У меня крепкое раздражение от литературных клоунов. Говорят, что Перумов (не знаком) запланировано пишет 20 листов в месяц. Это что же — 12 романов в год? Я пытался читать…
Да, «Эфиоп» появился. А ощущения мои… амортизационные. Впервые у меня вышла книга «сразу» — вот написал, а через 3 месяца вышла. Как и положено быть. Ну, вяло радуюсь. Ну, доволен тем, что написал и издал «толстый» роман.
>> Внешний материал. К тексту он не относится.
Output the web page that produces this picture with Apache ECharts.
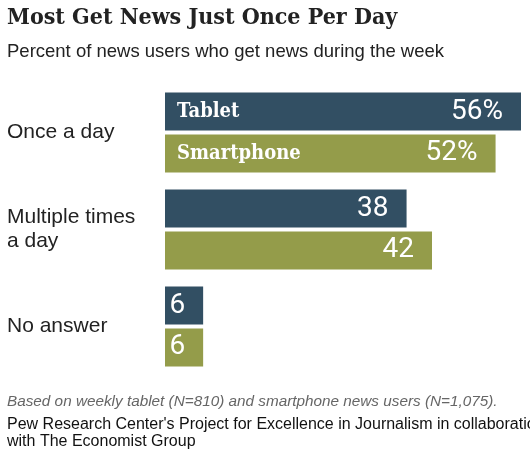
<!DOCTYPE html>
<html><head><meta charset="utf-8">
<script src="https://cdn.jsdelivr.net/npm/echarts@6/dist/echarts.min.js"></script>
<style>html,body{margin:0;padding:0;background:#fff}#c{width:530px;height:455px}</style>
</head><body><div id="c"></div>
<script>
const categories = ['Once a day', 'Multiple times\na day', 'No answer'];
const tablet = [56, 38, 6];
const smartphone = [52, 42, 6];
const seriesNames = ['Tablet', 'Smartphone'];
const titleText = 'Most Get News Just Once Per Day';
const subtitleText = 'Percent of news users who get news during the week';
const noteText = 'Based on weekly tablet (N=810) and smartphone news users (N=1,075).';
const sourceText = "Pew Research Center's Project for Excellence in Journalism in collaboration\nwith The Economist Group";

const C_TAB = '#324f63', C_SMA = '#949c4a';
const chart = echarts.init(document.getElementById('c'), null, {renderer: 'canvas'});
const valLabel = {
  show: true, position: 'insideRight', distance: 18, color: '#fff',
  fontFamily: 'Roboto', fontSize: 28,
  formatter: p => p.dataIndex === 0 ? p.value + '%' : String(p.value)
};
const nameLabel = {
  show: true, position: 'insideLeft', distance: 12, color: '#fff',
  fontFamily: 'DejaVu Serif Condensed', fontWeight: 'bold', fontSize: 20,
  formatter: p => p.dataIndex === 0 ? p.seriesName : ''
};
const bw = 38;
chart.setOption({
  animation: false,
  title: [
    {text: titleText, left: 7, top: 7, padding: 0, textStyle: {fontFamily: 'DejaVu Serif Condensed', fontWeight: 'bold', fontSize: 23, color: '#222'}},
    {text: subtitleText, left: 7, top: 42, padding: 0, textStyle: {fontFamily: 'Liberation Sans', fontWeight: 'normal', fontSize: 18.5, color: '#222'}},
    {text: noteText, left: 7, top: 394, padding: 0, textStyle: {fontFamily: 'Liberation Sans', fontStyle: 'italic', fontWeight: 'normal', fontSize: 15.3, color: '#666'}},
    {text: sourceText, left: 7, top: 416, padding: 0, textStyle: {fontFamily: 'Liberation Sans', fontWeight: 'normal', fontSize: 16, color: '#111', lineHeight: 17}}
  ],
  grid: {left: 165, right: 9, top: 84, height: 291, containLabel: false},
  xAxis: {type: 'value', min: 0, max: 56, show: false},
  yAxis: [
    {type: 'category', data: categories, inverse: true,
     axisLine: {show: false}, axisTick: {show: false}, splitLine: {show: false},
     axisLabel: {align: 'left', margin: 158, fontFamily: 'Liberation Sans', fontSize: 21, color: '#222', lineHeight: 24}},
    {type: 'category', data: categories, inverse: true, show: false}
  ],
  series: [
    {name: seriesNames[0], type: 'bar', data: tablet, barWidth: bw, barGap: '10%', itemStyle: {color: C_TAB}, label: valLabel},
    {name: seriesNames[1], type: 'bar', data: smartphone, barWidth: bw, barGap: '10%', itemStyle: {color: C_SMA}, label: valLabel},
    {name: seriesNames[0], type: 'bar', yAxisIndex: 1, data: tablet, barWidth: bw, barGap: '10%', itemStyle: {color: 'rgba(0,0,0,0)'}, label: nameLabel, silent: true},
    {name: seriesNames[1], type: 'bar', yAxisIndex: 1, data: smartphone, barWidth: bw, barGap: '10%', itemStyle: {color: 'rgba(0,0,0,0)'}, label: nameLabel, silent: true}
  ]
});
</script></body></html>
Но совсем нет того удовольствия, когда появлялись рассказы в «Химии» или «Дом» у тебя в «Дебюте». Тогда надежду юноши питали, а сейчас чем питаться?..»
«04.06.1998. Киев. Гена, дорогой, привет! Ох! Одним словом: ох. Я вчера роман закончил. «Вперед, конюшня!» называется. 17 листов. Ровно год писал, не разгибаясь. Изнервничался — работал для Ютанова, на срок. Должен был закончить в марте, но взял еще два месяца, не успевал. Пару раз крепко запивал, Танька злилась. Но закончил — а удовольствия никакого. Нельзя работать «на срок». Спешишь, калечишь, идешь по верхам, нервничаешь. Кажется, роман получился не скучным, «моим», но я в этом совсем не уверен. «Футбольно-астрофизический» роман о Бел Аморе. Не знаю. Посмотрим.
Я в Питере не был в мае. Не успевал с романом, вот и не поехал. И в прошлом сентябре не был. Паспорт был сдан на прописку, а ехать без паспорта — в Белоруссии высадят из поезда и завернут обратно. В другом государстве живу. Иностранец… Я не был в Питере, а мне Стругач за «Эфиопа» Улитку дал. Я даже не знал, что «Эфиоп» был в номинации. Ни черта не знаю. У меня ощущение, что «Эфиопа» почти никто и не читал. Разбросали тираж 10 000 по городам и весям — как в бездонную бочку. Надо было р-рекламную компанию провести, как это многие делают, но у меня на это ни сил, ни желания, ни возможностей. Ладно. «Эфиоп» для тебя с зимы лежит, но выслать по почте нельзя — надо ехать на таможню за разрешением. Сил нет на такие подвиги. Хочу подарить Войскунскому, Берковой, ребятам — на таможню в очередь! Каждую книгу они проверят, я при них заверну, поставят печать, заплатить пошлину, потом уж на почту».